Il ministro Bondi si era impegnato a recuperare risorse e a presentare una nuova legge, che rendesse ancor più stringenti e trasparenti i criteri di selezione e premiasse le eccellenze. Il decreto, da lui presentato lo scorso luglio, propone l’istituzione di un registro delle istituzioni culturali, da “eventualmente finanziare”, cancella la triennalità del finanziamento, elimina il parere consultivo delle commissioni parlamentari e trasferisce il potere decisionale ultimo dal ministro alla Direzione generale del ministero dalla quale gli istituti dipendono. I requisiti, poi, per l’inserimento nel registro delle istituzioni sono meno selettivi di quelli previsti dalla legge oggi in vigore.

Questo decreto, che segna un evidente passo indietro, è per ora bloccato alle Camere. Nel frattempo si sta avvicinando il termine per la presentazione della richieste di finanziamento per il prossimo triennio.

In attesa di una nuova legge – che si auspica non sia il decreto presentato – che cosa propongono e che cosa si aspettano gli istituti dal ministero?

Semplicemente l’applicazione rigorosa, trasparente e verificabile dei criteri di selezione e di valutazione contenuti nella legge 534 e il riconoscimento e il premio delle eccellenze.

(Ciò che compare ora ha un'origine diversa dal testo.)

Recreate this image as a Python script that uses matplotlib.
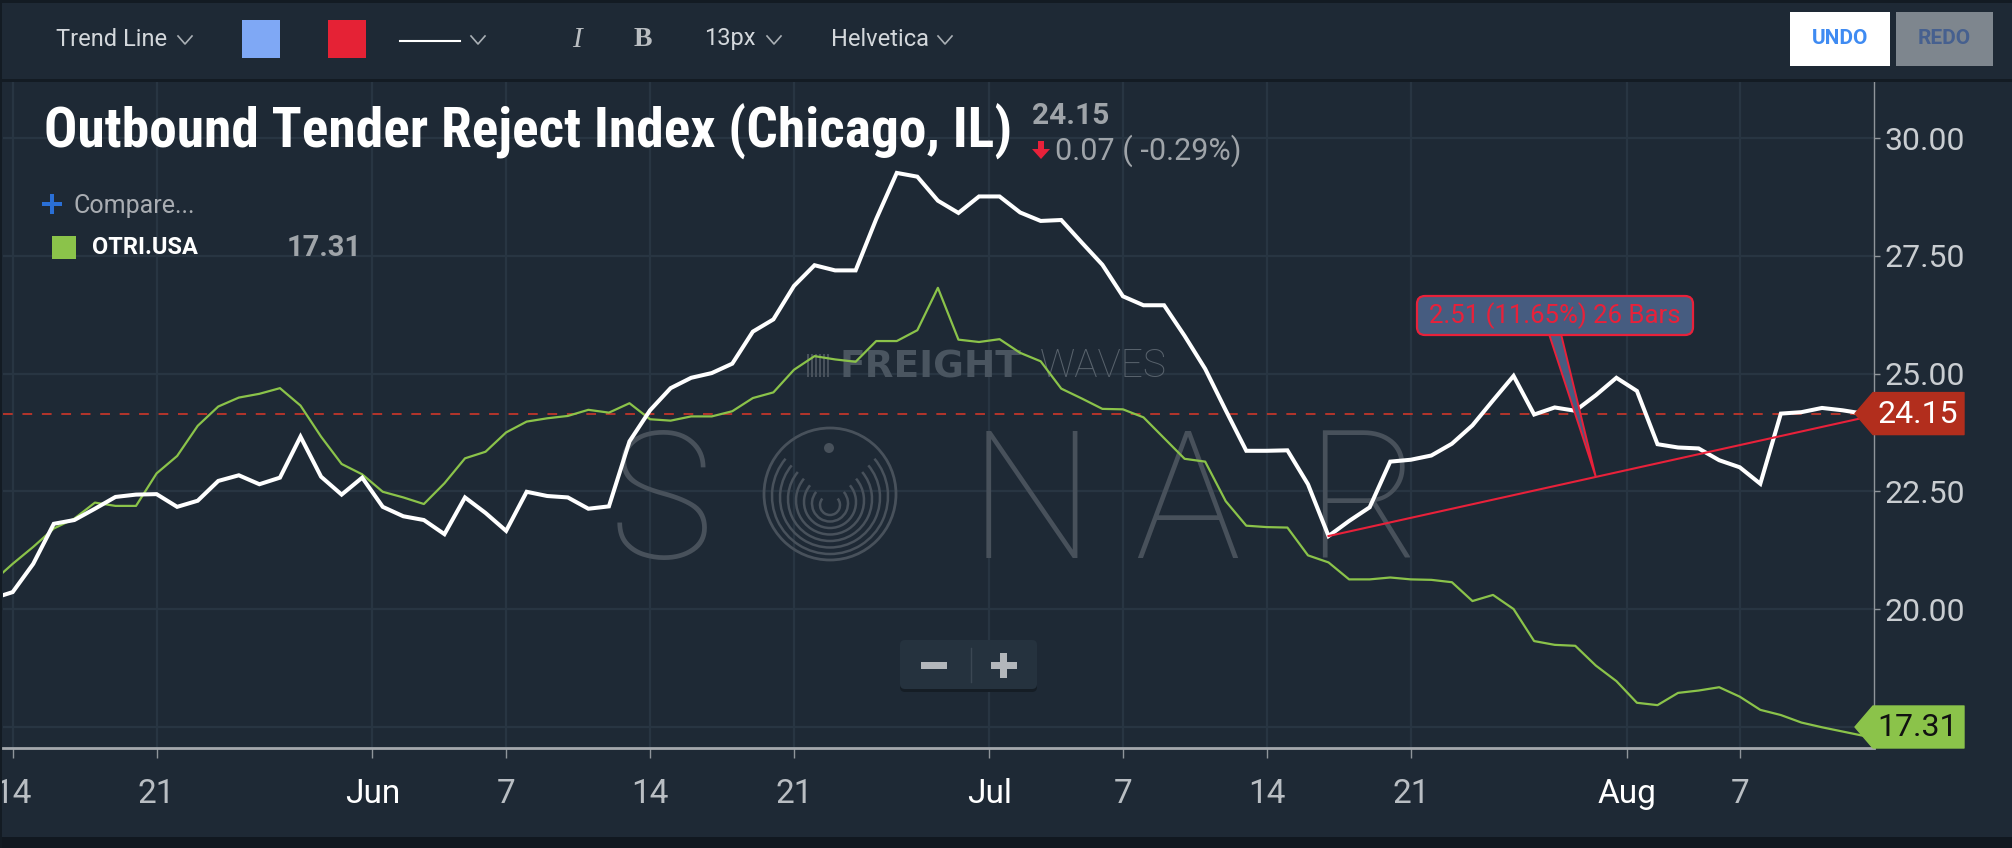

Oltre, naturalmente, al reintegro della disponibilità di spesa. Solo così sarà possibile per i migliori continuare a operare.

Per una selezione ancora più efficace si potrebbe aggiornare il regolamento attuativo della legge, in modo da premiare la capacità delle istituzioni di fare sistema e di attrarre finanziamenti privati.

Su questo ultimo punto è necessario essere molto chiari. Nessuna istituzione deve vivere di soli finanziamenti statali e questa è già una realtà di fatto. Attrarre finanziamenti privati però non dipende solo dalla qualità delle attività svolte. Finché lo Stato non deciderà politiche fiscali che rendano “conveniente” per le imprese e per i cittadini investire in cultura, il mecenatismo nel nostro paese non potrà nascere.

Con la fiscalità attuale le istituzioni potranno contare, oltre che sui bandi delle fondazioni bancarie, sulle sponsorizzazioni, che non finanziano il funzionamento delle istituzioni e che in generale sono poco interessate a sostenere quei beni culturali meno “attraenti” come biblioteche e archivi.

Per aiutare le istituzioni culturali a superare il grave momento che stanno vivendo, il ministro per i beni culturali si dovrà impegnare a valorizzare le eccellenze, grandi o piccole che siano, e a metterle in condizione di continuare a lavorare. Queste eccellenze svolgono un servizio pubblico, sono un modello significativo di sussidiarietà tra privato e pubblico e sono esempi di buona gestione e di ottimizzazione delle risorse economiche e umane.

Qualcuno ha mai calcolato quanto costerebbe allo Stato gestire i giacimenti culturali delle istituzioni private, se queste dovessero chiudere? A meno di non considerare come alternativa agli istituti culturali grandi falò di libri, di archivi, di musei.